Why 2025 Fed Rate Cuts Are Back on the Table

Kashkari pointed to weakening labor market data. In August, unemployment rose to 4.3%, the highest since 2021, with hiring slowing sharply. He noted that when labor markets turn down, they can do so quickly and without much warning. To him, that risk justifies additional action from the Fed.

While he does not hold a voting seat on the Federal Open Market Committee (FOMC) this year, Kashkari still shapes policy discussions. His latest outlook now supports three total cuts in 2025—one more than he anticipated earlier.

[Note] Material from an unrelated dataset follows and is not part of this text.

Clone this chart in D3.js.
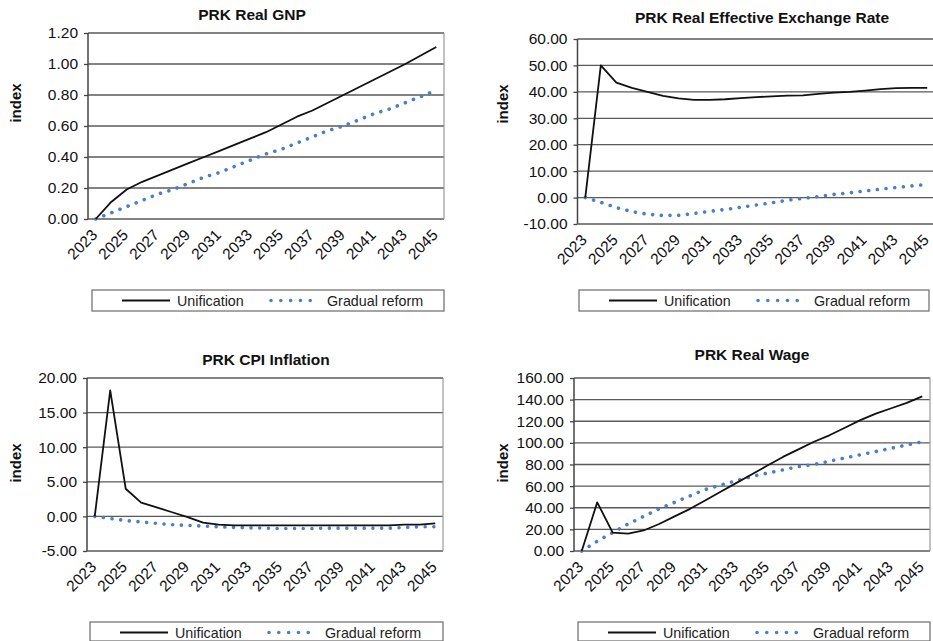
<!DOCTYPE html>
<html>
<head>
<meta charset="utf-8">
<script src="https://cdn.jsdelivr.net/npm/d3@7"></script>
<style>
  body { margin: 0; background: #fff; }
  svg { display: block; font-family: "Liberation Sans", Arial, sans-serif; }
</style>
</head>
<body>
<svg id="chart" width="933" height="641"></svg>
<script>
// Years on the horizontal axis and the subset that gets a label
const years = [2023, 2024, 2025, 2026, 2027, 2028, 2029, 2030, 2031, 2032, 2033, 2034,
               2035, 2036, 2037, 2038, 2039, 2040, 2041, 2042, 2043, 2044, 2045];
const yearLabels = [2023, 2025, 2027, 2029, 2031, 2033, 2035, 2037, 2039, 2041, 2043, 2045];

const seriesNames = ["Unification", "Gradual reform"];

// PRK Real GNP
const gnpUnification = [0.00, 0.11, 0.19, 0.24, 0.28, 0.32, 0.36, 0.40, 0.44, 0.48, 0.52, 0.56,
                        0.61, 0.66, 0.70, 0.75, 0.80, 0.85, 0.90, 0.95, 1.00, 1.055, 1.11];
const gnpGradual     = [0.00, 0.04, 0.08, 0.12, 0.16, 0.19, 0.23, 0.27, 0.30, 0.34, 0.38, 0.42,
                        0.45, 0.49, 0.53, 0.57, 0.60, 0.64, 0.68, 0.71, 0.75, 0.79, 0.83];
const gnpTicks = [0, 0.2, 0.4, 0.6, 0.8, 1.0, 1.2];

// PRK Real Effective Exchange Rate
const reerUnification = [0.0, 50.0, 43.5, 41.5, 40.0, 38.5, 37.5, 37.0, 37.0, 37.2, 37.6, 38.0,
                         38.3, 38.6, 38.7, 39.2, 39.7, 40.0, 40.5, 41.0, 41.4, 41.5, 41.5];
const reerGradual     = [0.0, -1.8, -3.8, -5.3, -6.3, -6.8, -6.7, -6.0, -5.2, -4.5, -3.7, -2.8,
                         -2.0, -1.0, -0.3, 0.4, 1.2, 1.8, 2.5, 3.2, 3.8, 4.4, 5.0];
const reerTicks = [-10, 0, 10, 20, 30, 40, 50, 60];

// PRK CPI Inflation
const cpiUnification = [0.0, 18.2, 4.0, 2.0, 1.3, 0.6, -0.1, -0.9, -1.2, -1.3, -1.3, -1.3,
                        -1.3, -1.3, -1.3, -1.3, -1.3, -1.3, -1.3, -1.3, -1.2, -1.2, -1.0];
const cpiGradual     = [0.0, -0.3, -0.6, -0.8, -1.0, -1.2, -1.3, -1.4, -1.5, -1.6, -1.65, -1.7,
                        -1.75, -1.75, -1.75, -1.7, -1.7, -1.7, -1.7, -1.7, -1.6, -1.5, -1.5];
const cpiTicks = [-5, 0, 5, 10, 15, 20];

// PRK Real Wage
const wageUnification = [0, 45, 17, 16, 19, 25, 32, 39, 47, 55, 63, 71,
                         79, 87, 94, 101, 107, 114, 121, 127, 132, 137, 143];
const wageGradual     = [0, 9, 17, 25, 32, 39, 45, 51, 57, 61, 65, 69,
                         72, 75, 78, 80, 83, 86, 89, 92, 95, 98, 101];
const wageTicks = [0, 20, 40, 60, 80, 100, 120, 140, 160];

const panels = [
  { title: "PRK Real GNP", uni: gnpUnification, grad: gnpGradual, ticks: gnpTicks,
    plot: { x0: 88, x1: 444, y0: 33, y1: 219 }, rightBorder: true,
    titlePos: [252, 20], labelPos: [16, 103],
    legend: { x0: 92, x1: 444, y0: 290, y1: 311 } },
  { title: "PRK Real Effective Exchange Rate", uni: reerUnification, grad: reerGradual, ticks: reerTicks,
    plot: { x0: 577.5, x1: 935, y0: 39, y1: 224 }, rightBorder: false,
    titlePos: [762, 23], labelPos: [503, 104],
    legend: { x0: 579, x1: 929, y0: 290, y1: 311 } },
  { title: "PRK CPI Inflation", uni: cpiUnification, grad: cpiGradual, ticks: cpiTicks,
    plot: { x0: 87, x1: 443, y0: 378, y1: 551 }, rightBorder: true,
    titlePos: [266, 365], labelPos: [16, 463],
    legend: { x0: 90, x1: 443, y0: 622, y1: 641 } },
  { title: "PRK Real Wage", uni: wageUnification, grad: wageGradual, ticks: wageTicks,
    plot: { x0: 574, x1: 930, y0: 378, y1: 551 }, rightBorder: true,
    titlePos: [752, 360], labelPos: [503, 463],
    legend: { x0: 578, x1: 930, y0: 622, y1: 641 } }
];

const svg = d3.select("#chart");
const gridColor = "#5a5a5a";
const blue = "#4a7fc6";
const dotDash = "0.01 8.7";
const tickFont = 15.5;
const legendFont = 14.3;

function drawPanel(p) {
  const g = svg.append("g");
  const { x0, x1, y0, y1 } = p.plot;

  const x = d3.scalePoint().domain(years).range([x0, x1]).padding(0.5);
  const y = d3.scaleLinear().domain(d3.extent(p.ticks)).range([y1, y0]);

  // horizontal gridlines
  g.append("g").selectAll("line").data(p.ticks).join("line")
    .attr("x1", x0).attr("x2", Math.min(x1, 933))
    .attr("y1", d => y(d)).attr("y2", d => y(d))
    .attr("stroke", gridColor).attr("stroke-width", 1.3);

  if (p.rightBorder) {
    g.append("line").attr("x1", x1).attr("x2", x1).attr("y1", y0).attr("y2", y1)
      .attr("stroke", "#9a9a9a").attr("stroke-width", 1.2);
  }

  // vertical axis with value labels
  const yAxis = d3.axisLeft(y).tickValues(p.ticks).tickFormat(d => d.toFixed(2))
    .tickSize(4).tickPadding(6);
  const ya = g.append("g").attr("transform", `translate(${x0},0)`).call(yAxis);
  ya.select(".domain").remove();
  ya.selectAll(".tick line").attr("stroke", "#444").attr("stroke-width", 1.3);
  ya.selectAll(".tick text").attr("font-size", tickFont).attr("fill", "#111")
    .attr("font-family", "Liberation Sans, Arial, sans-serif");
  g.append("line").attr("x1", x0).attr("x2", x0).attr("y1", y0).attr("y2", y1)
    .attr("stroke", "#444").attr("stroke-width", 1.5);

  // horizontal axis: rotated year labels
  const xAxis = d3.axisBottom(x).tickValues(yearLabels).tickSize(0).tickPadding(0);
  const xa = g.append("g").attr("transform", `translate(0,${y1})`).call(xAxis);
  xa.select(".domain").remove();
  xa.selectAll(".tick text")
    .attr("font-size", tickFont).attr("fill", "#111")
    .attr("font-family", "Liberation Sans, Arial, sans-serif")
    .attr("text-anchor", "end").attr("dy", null).attr("y", null)
    .attr("transform", "translate(2,17) rotate(-45)");

  const line = d3.line().x((d, i) => x(years[i])).y(d => y(d));

  g.append("path").datum(p.grad).attr("d", line)
    .attr("fill", "none").attr("stroke", blue).attr("stroke-width", 3.6)
    .attr("stroke-linecap", "round").attr("stroke-dasharray", dotDash);

  g.append("path").datum(p.uni).attr("d", line)
    .attr("fill", "none").attr("stroke", "#111").attr("stroke-width", 1.8)
    .attr("stroke-linejoin", "round");

  // title
  g.append("text").attr("x", p.titlePos[0]).attr("y", p.titlePos[1])
    .attr("text-anchor", "middle").attr("font-size", 15.5).attr("font-weight", "bold")
    .attr("fill", "#111").text(p.title);

  // vertical axis title
  g.append("text")
    .attr("transform", `translate(${p.labelPos[0] + 5},${p.labelPos[1]}) rotate(-90)`)
    .attr("text-anchor", "middle").attr("font-size", 15).attr("font-weight", "bold")
    .attr("fill", "#111").text("index");

  // legend
  const L = p.legend;
  const lg = g.append("g").attr("transform", `translate(${L.x0},${L.y0})`);
  lg.append("rect").attr("x", 0).attr("y", 0)
    .attr("width", L.x1 - L.x0).attr("height", L.y1 - L.y0)
    .attr("fill", "#fff").attr("stroke", "#6a6a6a").attr("stroke-width", 1.2);
  const midY = 10.5;
  lg.append("line").attr("x1", 30).attr("x2", 78).attr("y1", midY).attr("y2", midY)
    .attr("stroke", "#111").attr("stroke-width", 1.8);
  lg.append("text").attr("x", 85).attr("y", 16).attr("font-size", legendFont)
    .attr("fill", "#222").text(seriesNames[0]);
  lg.append("line").attr("x1", 179).attr("x2", 228).attr("y1", midY).attr("y2", midY)
    .attr("stroke", blue).attr("stroke-width", 3.6).attr("stroke-linecap", "round")
    .attr("stroke-dasharray", "0.01 9.8");
  lg.append("text").attr("x", 235).attr("y", 16).attr("font-size", legendFont)
    .attr("fill", "#222").text(seriesNames[1]);
}

panels.forEach(drawPanel);
</script>
</body>
</html>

Inflation, Tariffs, and the Neutral Rate

Another key issue is inflation. Kashkari doesn’t see it moving far above 3% in the near term, unless tariffs rise or a new supply shock emerges. He highlighted that imports are a relatively small share of U.S. consumption, which limits tariff impact.

At the same time, Kashkari revised his estimate of the “neutral rate” of interest to 3.1%. This rate reflects a balance—neither stimulating nor restraining the economy. He warned that even with more 2025 Fed rate cuts, long-term interest rates may not fall significantly. That could mean only modest relief for borrowers in the housing market.

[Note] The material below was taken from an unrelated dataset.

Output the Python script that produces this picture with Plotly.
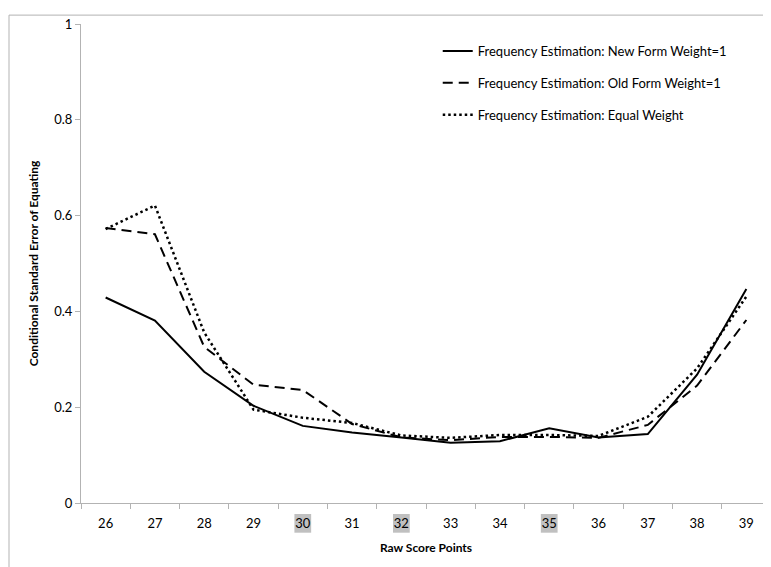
import plotly.graph_objects as go

categories = ["26", "27", "28", "29", "30", "31", "32", "33", "34", "35", "36", "37", "38", "39"]
new_form = [0.429, 0.381, 0.274, 0.203, 0.161, 0.147, 0.137, 0.126, 0.129, 0.156, 0.137, 0.144, 0.268, 0.447]
old_form = [0.574, 0.561, 0.326, 0.247, 0.236, 0.165, 0.137, 0.131, 0.138, 0.138, 0.136, 0.163, 0.245, 0.382]
equal_w = [0.572, 0.621, 0.356, 0.195, 0.178, 0.167, 0.141, 0.136, 0.142, 0.142, 0.140, 0.180, 0.281, 0.431]
series_names = ["Frequency Estimation: New Form Weight=1",
                "Frequency Estimation: Old Form Weight=1",
                "Frequency Estimation: Equal Weight"]
highlighted = ["30", "32", "35"]
y_ticks = [0, 0.2, 0.4, 0.6, 0.8, 1]

FONT = "Lato, 'Open Sans', sans-serif"
GRAY = "#b3b3b3"

fig = go.Figure()
styles = [dict(color="black", width=2, dash="solid"),
          dict(color="black", width=2, dash="10px,6px"),
          dict(color="black", width=2.5, dash="2.5px,3px")]
for name, vals, st, g in zip(series_names, [new_form, old_form, equal_w], styles, ["a", "b", "c"]):
    fig.add_trace(go.Scatter(x=categories, y=vals, mode="lines", name=name,
                             line=st, legendgroup=g))

shapes = []
for c in highlighted:
    i = categories.index(c)
    shapes.append(dict(type="rect", xref="x", yref="paper", x0=i - 0.17, x1=i + 0.17,
                       y0=-0.062, y1=-0.023, fillcolor="#c0c0c0", line=dict(width=0),
                       layer="below"))
# outer chart border (cropped chart area)
shapes.append(dict(type="rect", xref="paper", yref="paper",
                   x0=(1 - 73) / 690, x1=1.2, y0=-0.3, y1=1 + 9 / 485,
                   line=dict(color=GRAY, width=1), fillcolor="rgba(0,0,0,0)", layer="below"))

fig.update_layout(
    width=771, height=559,
    margin=dict(l=73, r=8, t=10, b=64),
    paper_bgcolor="white", plot_bgcolor="white",
    font=dict(family=FONT, size=13, color="black"),
    showlegend=True,
    legend=dict(x=0.517, y=0.975, xanchor="left", yanchor="top",
                font=dict(family=FONT, size=13, color="black"),
                bgcolor="rgba(0,0,0,0)", tracegroupgap=12, itemwidth=30),
    shapes=shapes,
    xaxis=dict(type="category", categoryorder="array", categoryarray=categories,
               range=[-0.5, len(categories) - 0.5],
               showline=True, linecolor=GRAY, linewidth=1,
               ticks="outside", tickson="boundaries", ticklen=5, tickcolor=GRAY,
               showgrid=False, zeroline=False, ticklabelstandoff=8,
               tickfont=dict(family=FONT, size=13, color="black"),
               title=dict(text="<b>Raw Score Points</b>", standoff=14,
                          font=dict(family=FONT, size=12, color="black"))),
    yaxis=dict(range=[0, 1], tickvals=y_ticks, ticktext=["0", "0.2", "0.4", "0.6", "0.8", "1"],
               showline=True, linecolor=GRAY, linewidth=1,
               ticks="outside", ticklen=5, tickcolor=GRAY,
               showgrid=False, zeroline=False,
               tickfont=dict(family=FONT, size=13, color="black"),
               title=dict(text="<b>Conditional Standard Error of Equating</b>", standoff=13,
                          font=dict(family=FONT, size=12, color="black"))),
)

fig.write_html("out.html")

Fed Independence and Political Pressure

Beyond rates and inflation, Kashkari also addressed questions of Fed independence. Despite political noise, including pressure from the Trump administration and new Fed appointments, he stressed that financial markets still trust the Fed’s ability to control inflation. This trust is critical for keeping borrowing costs stable in the long run.


What This Means for Mortgage Rates

Here’s the reality: mortgage rates don’t automatically fall when the Fed cuts. They move with the bond market, especially the 10-year Treasury yield. Even if 2025 Fed rate cuts occur, rates in Jacksonville, St. Johns County, and across Florida may stay higher than many expect.

That makes it risky to “wait and see” if rates drop before buying or refinancing. Timing the market is difficult. What matters more is whether today’s rate saves you money and helps you meet your financial goals.


Should You Lock In Now or Wait?

If you’re on the fence about buying a home in Florida or refinancing, Kashkari’s comments offer a reminder: uncertainty is high. Rates could ease slightly with more Fed action, but they could also rebound if inflation ticks higher or the bond market reacts differently.

Our advice at North Star Mortgage Network is straightforward. If a rate today benefits you, don’t wait for a maybe. Get pre-approved, review your payment options, and move forward with confidence.


Florida Market Focus

Housing affordability remains tight in Northeast Florida. Even with some rate relief, rising insurance costs and property taxes continue to challenge buyers. This makes it even more important to partner with a mortgage broker who understands the local market and can shop across lenders for the best deal.


Key Takeaways

  • Kashkari supports up to three 2025 Fed rate cuts to protect the job market.
  • Inflation is expected to hold near 3%, limiting rate relief.
  • Mortgage rates follow bond yields, not Fed cuts directly.
  • Florida buyers should act on today’s opportunities instead of waiting.